Part of that may be thanks to former Sanders supporters, who appear to be coalescing around the presumptive Democratic nominee.
According to the poll, just 8% of respondents who backed Sanders in the primaries said they will support Trump over Clinton in the general election. That was down from 20% percent last month.
PHOTOS: Donald Trump's 2016 campaign
Over the last several months, Trump has repeatedly parroted some of Sanders' rhetorical attacks on Clinton over the former secretary of state's ties to the financial industry and political elites.
During a Wednesday speech, Trump made a direct appeal to the senator's supporters, highlighting the real-estate magnate's skepticism of international trade deals.
"The insiders wrote the rules of the game to keep themselves in power and in the money," Trump said. "That's why we're asking Bernie Sanders' voters to join our movement — so together we can fix the system for all Americans.

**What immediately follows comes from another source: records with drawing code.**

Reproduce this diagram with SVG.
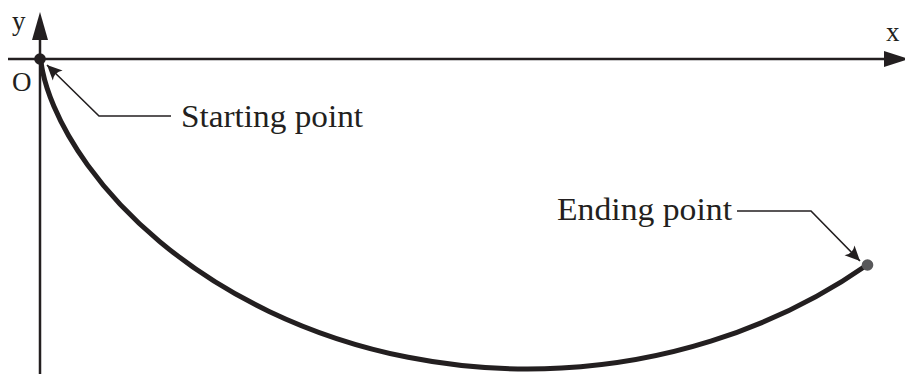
<svg xmlns="http://www.w3.org/2000/svg" width="905" height="374" viewBox="0 0 905 374">
  <style>
    .axis { stroke: #231f20; stroke-width: 2.5; fill: none; }
    .curve { stroke: #231f20; stroke-width: 5; fill: none; stroke-linecap: round; }
    .leader { stroke: #231f20; stroke-width: 1.6; fill: none; }
    .lbl { font-family: "Liberation Serif", "Times New Roman", serif; font-size: 32px; fill: #231f20; }
    .ax { font-family: "Liberation Serif", "Times New Roman", serif; font-size: 27px; fill: #231f20; }
  </style>
  <defs>
    <marker id="arr" markerUnits="userSpaceOnUse" markerWidth="18" markerHeight="16" refX="16" refY="8" orient="auto">
      <path d="M16,8 L1,1 Q6,8 1,15 Z" fill="#231f20"/>
    </marker>
  </defs>
  <rect width="905" height="374" fill="#ffffff"/>
  <g id="axes">
    <line class="axis" x1="8" y1="59" x2="888" y2="59"/>
    <polygon points="884,51 884,67 909,59" fill="#231f20"/>
    <line class="axis" x1="40" y1="374" x2="40" y2="36"/>
    <polygon points="32,40 48,40 40,12" fill="#231f20"/>
    <text class="ax" x="12" y="30">y</text>
    <text class="ax" x="886" y="41">x</text>
    <text class="ax" x="12" y="91">O</text>
  </g>
  <g id="curve">
    <path class="curve" d="M41,59 C41,59 40.97,63.15 42.6,71.2 C44.23,79.25 47.53,91.17 53.8,106 C60.85,122.68 71.78,143.04 87.7,165.1 C105.39,189.62 129.26,216.18 159.7,241.6 C190.14,267.02 227.04,291.3 269.1,311.4 C311.16,331.5 358.39,347.44 408.1,357.3 C457.81,367.16 509.98,370.9 561.5,368.1 C613.02,365.3 663.77,355.97 710.8,341.2 C770.81,322.36 824.53,294.64 867,265"/>
  </g>
  <g id="start-point">
    <circle cx="40" cy="59" r="5.8" fill="#231f20"/>
    <text class="lbl" x="181" y="127" textLength="182" lengthAdjust="spacingAndGlyphs">Starting point</text>
  </g>
  <g id="end-point">
    <circle cx="867.5" cy="265" r="5.8" fill="#58585a"/>
    <text class="lbl" x="557" y="220" textLength="175" lengthAdjust="spacingAndGlyphs">Ending point</text>
  </g>
  <g id="connectors">
    <polyline class="leader" points="171,116 99,116 47,65" marker-end="url(#arr)"/>
    <polyline class="leader" points="737,211 811,211 860,261" marker-end="url(#arr)"/>
  </g>
</svg>
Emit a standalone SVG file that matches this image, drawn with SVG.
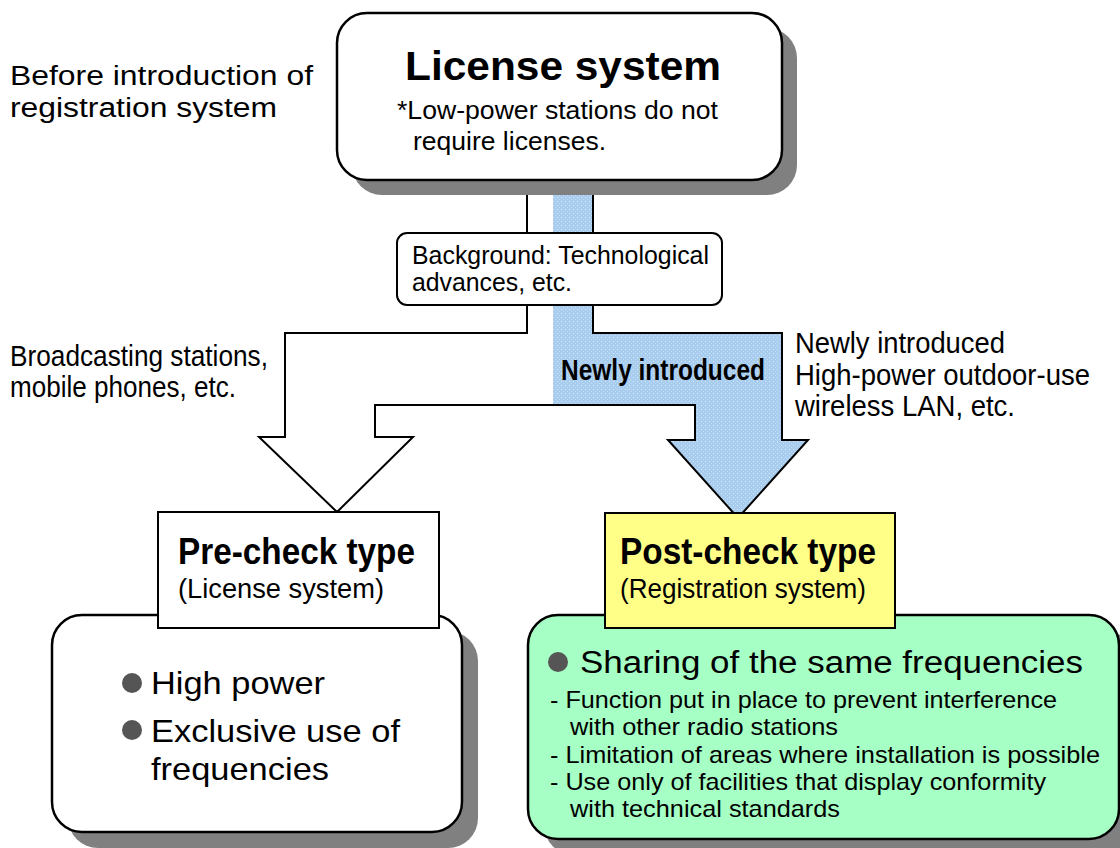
<svg xmlns="http://www.w3.org/2000/svg" width="1120" height="848" viewBox="0 0 1120 848">
<defs>
<pattern id="dots" width="4" height="4" patternUnits="userSpaceOnUse">
<rect width="4" height="4" fill="#A9CDEE"/>
<rect x="1" y="1" width="1" height="1" fill="#D6E8F8"/>
<rect x="3" y="3" width="1" height="1" fill="#C2DCF4"/>
</pattern>
<style>
text{font-family:"Liberation Sans",Arial,sans-serif;fill:#000}
.ln{fill:none;stroke:#000;stroke-width:2;stroke-linejoin:miter}
.bx{stroke:#000;stroke-width:2.5}
.sh{fill:#808080}
.b{font-weight:bold}
.dot{fill:#555}
</style>
</defs>
<rect width="1120" height="848" fill="#fff"/>

<g id="connectors">
<polygon points="527,180 527,333 285,333 285,437 259,437 337,512 413,437 375,437 375,405 553,405 553,180" fill="#fff"/>
<polygon points="553,180 593,180 593,333 782,333 782,440 808,440 738,518 668,440 695,440 695,405 553,405" fill="url(#dots)"/>
<polyline class="ln" points="527,180 527,333 285,333 285,437 259,437 337,512 413,437 375,437 375,405 695,405 695,440 668,440 738,518 808,440 782,440 782,333 593,333 593,180"/>
<text x="561" y="380" class="b" font-size="29" textLength="204" lengthAdjust="spacingAndGlyphs">Newly introduced</text>
</g>

<g id="license">
<rect class="sh" x="352" y="28" width="445" height="167" rx="30"/>
<rect class="bx" x="337" y="13" width="445" height="167" rx="30" fill="#fff"/>
<text x="405" y="80" class="b" font-size="41" textLength="316" lengthAdjust="spacingAndGlyphs">License system</text>
<text x="397" y="119" font-size="25" textLength="321" lengthAdjust="spacingAndGlyphs">*Low-power stations do not</text>
<text x="413" y="150" font-size="25" textLength="193" lengthAdjust="spacingAndGlyphs">require licenses.</text>
</g>

<g id="before-label">
<text x="10" y="85" font-size="27" textLength="303" lengthAdjust="spacingAndGlyphs">Before introduction of</text>
<text x="10" y="117" font-size="27" textLength="267" lengthAdjust="spacingAndGlyphs">registration system</text>
</g>

<g id="background">
<rect x="397" y="233" width="325" height="72" rx="10" fill="#fff" stroke="#000" stroke-width="2"/>
<text x="412" y="264" font-size="25" textLength="297" lengthAdjust="spacingAndGlyphs">Background: Technological</text>
<text x="412" y="291" font-size="25" textLength="160" lengthAdjust="spacingAndGlyphs">advances, etc.</text>
</g>

<g id="broadcast-label">
<text x="10" y="366" font-size="29" textLength="258" lengthAdjust="spacingAndGlyphs">Broadcasting stations,</text>
<text x="10" y="397" font-size="29" textLength="226" lengthAdjust="spacingAndGlyphs">mobile phones, etc.</text>
</g>

<g id="new-label">
<text x="795" y="353" font-size="29" textLength="210" lengthAdjust="spacingAndGlyphs">Newly introduced</text>
<text x="795" y="385" font-size="29" textLength="295" lengthAdjust="spacingAndGlyphs">High-power outdoor-use</text>
<text x="795" y="416" font-size="29" textLength="220" lengthAdjust="spacingAndGlyphs">wireless LAN, etc.</text>
</g>

<g id="precheck-detail">
<rect class="sh" x="68" y="631" width="410" height="217" rx="30"/>
<rect class="bx" x="52" y="615" width="410" height="217" rx="30" fill="#fff"/>
<circle class="dot" cx="132" cy="683" r="10"/>
<text x="151" y="694" font-size="32" textLength="174" lengthAdjust="spacingAndGlyphs">High power</text>
<circle class="dot" cx="132" cy="730" r="10"/>
<text x="151" y="742" font-size="32" textLength="249" lengthAdjust="spacingAndGlyphs">Exclusive use of</text>
<text x="151" y="780" font-size="32" textLength="178" lengthAdjust="spacingAndGlyphs">frequencies</text>
</g>

<g id="precheck">
<rect x="158" y="512" width="281" height="116" fill="#fff" stroke="#000" stroke-width="2"/>
<text x="178" y="564" class="b" font-size="37" textLength="237" lengthAdjust="spacingAndGlyphs">Pre-check type</text>
<text x="178" y="598" font-size="27" textLength="206" lengthAdjust="spacingAndGlyphs">(License system)</text>
</g>

<g id="postcheck-detail">
<rect class="sh" x="544" y="631" width="591" height="224" rx="30"/>
<rect class="bx" x="528" y="615" width="591" height="224" rx="30" fill="#A6FFC4"/>
<circle class="dot" cx="558" cy="662" r="10"/>
<text x="580" y="673" font-size="31" textLength="503" lengthAdjust="spacingAndGlyphs">Sharing of the same frequencies</text>
<text x="550" y="708" font-size="24" textLength="507" lengthAdjust="spacingAndGlyphs">- Function put in place to prevent interference</text>
<text x="570" y="735" font-size="24" textLength="268" lengthAdjust="spacingAndGlyphs">with other radio stations</text>
<text x="550" y="763" font-size="24" textLength="550" lengthAdjust="spacingAndGlyphs">- Limitation of areas where installation is possible</text>
<text x="550" y="790" font-size="24" textLength="496" lengthAdjust="spacingAndGlyphs">- Use only of facilities that display conformity</text>
<text x="570" y="817" font-size="24" textLength="270" lengthAdjust="spacingAndGlyphs">with technical standards</text>
</g>

<g id="postcheck">
<rect x="605" y="513" width="290" height="115" fill="#FFFF88" stroke="#000" stroke-width="2"/>
<text x="620" y="564" class="b" font-size="37" textLength="256" lengthAdjust="spacingAndGlyphs">Post-check type</text>
<text x="620" y="598" font-size="27" textLength="246" lengthAdjust="spacingAndGlyphs">(Registration system)</text>
</g>
</svg>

Importantly, this includes fixing all of our many disastrous trade deals. Because it's not just the political system that's rigged. It's the whole economy."
Trump's attempt to reach disgruntled Democrats unsatisfied with Clinton isn't unfounded — there's plenty of discontent with the presumptive Democratic nominee among Sanders' supporters.

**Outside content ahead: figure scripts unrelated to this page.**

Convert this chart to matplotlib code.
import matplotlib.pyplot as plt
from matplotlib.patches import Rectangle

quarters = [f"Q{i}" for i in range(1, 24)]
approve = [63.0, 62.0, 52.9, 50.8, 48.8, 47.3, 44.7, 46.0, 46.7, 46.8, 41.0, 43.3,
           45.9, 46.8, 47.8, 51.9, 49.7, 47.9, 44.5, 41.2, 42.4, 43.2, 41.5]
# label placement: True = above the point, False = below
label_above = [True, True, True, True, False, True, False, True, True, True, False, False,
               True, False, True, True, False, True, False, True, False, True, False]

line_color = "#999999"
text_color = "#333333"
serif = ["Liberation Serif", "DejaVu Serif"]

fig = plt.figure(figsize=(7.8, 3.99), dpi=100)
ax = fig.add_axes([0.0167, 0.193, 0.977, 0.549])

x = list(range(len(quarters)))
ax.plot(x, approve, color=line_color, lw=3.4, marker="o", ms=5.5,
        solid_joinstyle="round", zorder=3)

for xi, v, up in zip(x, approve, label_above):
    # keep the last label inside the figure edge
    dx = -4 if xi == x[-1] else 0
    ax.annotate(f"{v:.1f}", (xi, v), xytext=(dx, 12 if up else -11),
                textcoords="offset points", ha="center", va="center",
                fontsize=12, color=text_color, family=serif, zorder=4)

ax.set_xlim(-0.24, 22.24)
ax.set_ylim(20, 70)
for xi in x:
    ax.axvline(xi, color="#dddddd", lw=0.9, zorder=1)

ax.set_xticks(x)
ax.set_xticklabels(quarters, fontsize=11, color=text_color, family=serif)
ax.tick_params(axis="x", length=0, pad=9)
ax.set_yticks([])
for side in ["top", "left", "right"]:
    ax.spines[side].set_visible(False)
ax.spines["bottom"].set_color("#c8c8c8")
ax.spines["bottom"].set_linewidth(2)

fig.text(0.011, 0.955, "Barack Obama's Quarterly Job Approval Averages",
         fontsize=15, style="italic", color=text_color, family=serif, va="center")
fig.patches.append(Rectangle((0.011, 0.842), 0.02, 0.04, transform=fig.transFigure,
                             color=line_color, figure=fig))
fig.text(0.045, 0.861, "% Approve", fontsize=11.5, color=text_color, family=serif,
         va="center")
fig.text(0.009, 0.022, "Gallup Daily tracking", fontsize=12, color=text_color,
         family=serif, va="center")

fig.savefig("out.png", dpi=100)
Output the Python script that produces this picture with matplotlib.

At a speech in New York on Thursday, a supporter waved a "Never Hillary" sign several feet away from where Sanders stood onstage, while the senator was repeatedly interrupted by calls for him to run against both Clinton and Trump.
And while Sanders has said that he plans on voting for Clinton in the general election, he has withheld an official endorsement, continuing to pressure her to embrace more progressive policy proposals.

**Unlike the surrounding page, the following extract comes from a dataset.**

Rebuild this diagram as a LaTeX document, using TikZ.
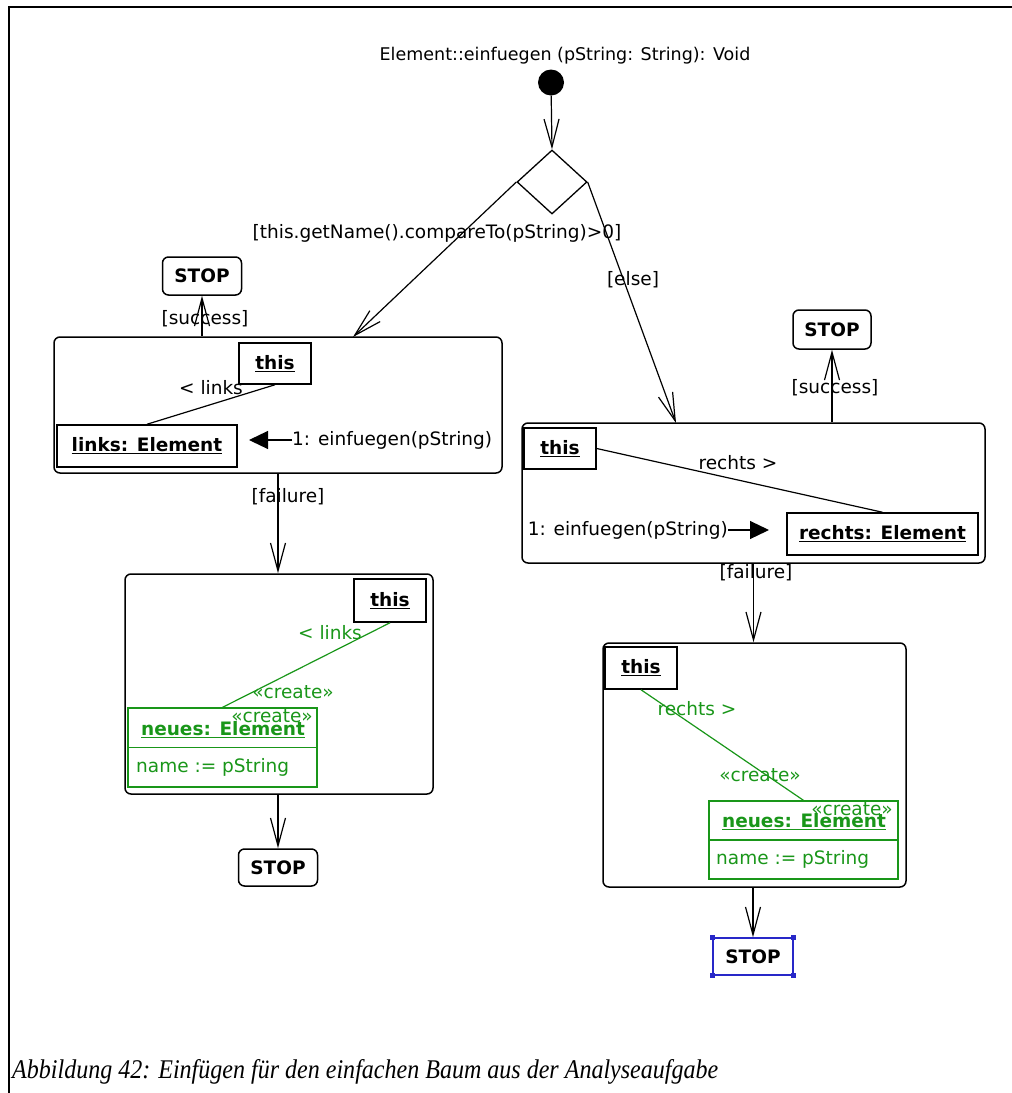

"I'm going to do everything I can to defeat Donald Trump. But a lot of that responsibility about winning the American people over to her side is going to rest with Secretary Clinton," Sanders said during a CNN interview Sunday. "We got something like 12 to 13 million votes. And those people voted for me, I believe, because they said it is time to have a president to have to guts to stand up to the big money interests."
He added: "We are saying to Secretary Clinton: Make it clear which side you're on."